Thrybergh Junction
Thrybergh Junction was a junction on the South Yorkshire Railway, Mexborough to Rotherham line situated about 1 mile south of Kilnhurst Central. The junction was originally controlled by a Manchester, Sheffield and Lincolnshire Railway signal box of the earliest design, almost square with a hipped roof built on stilts. The junction was originally known as Thrybergh Hall Junction and served the line to Kilnhurst Colliery, brickworks and another colliery interest at Warren Vale.[1]
On the sinking of Silverwood Colliery this became the junction for the Silverwood Branch, a short curve which joined the Great Central to John Brown's Private Railway, a line which linked the colliery to a riverside boat staithe and John Browns other colliery interests in the Parkgate area.
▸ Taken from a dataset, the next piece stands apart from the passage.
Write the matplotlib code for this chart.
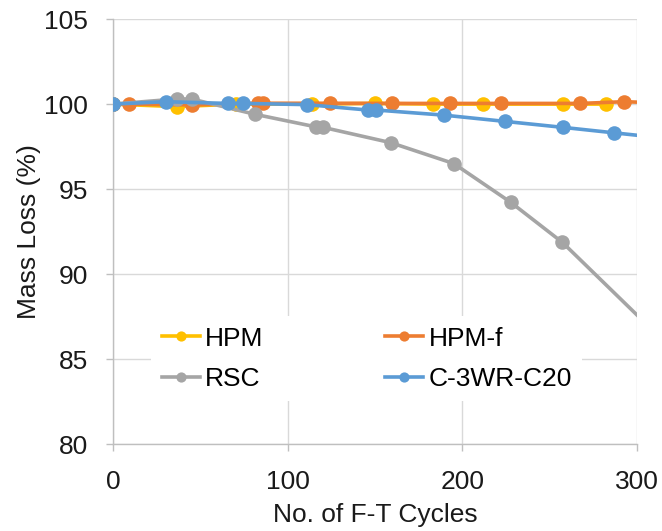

The M.S.& L.R. signal box was always in a difficult position being built into the bank of the nearby River Don. The box, around 1920, eventually fell backwards into the river and a replacement was sought. This was found in an almost new cabin, from York Road, Doncaster, which was moved and erected on the site.
By 1988, the junction still gave access to the colliery at Silverwood,[2] and by 2020, the junction was still listed under railway mapping, but only controlling a dual line going into a single line heading towards Rotherham, some 3 miles (5 km) south.[3]
References
- "Track Diagram: Thrybergh Junction (c1920)". signalbox.org. Retrieved 29 March 2021.
- Yonge, John (1988). Jacobs, Gerald (ed.). British Rail Track Diagrams. Exmouth: Quail Map Co. 15. ISBN 0-900609-55-9.
- Kelman, Leanne (2020). Brailsford, Martyn (ed.). Railway Track Diagrams, Book 2 : Eastern. Frome: Trackmaps. 32. ISBN 978-1-9996271-3-3.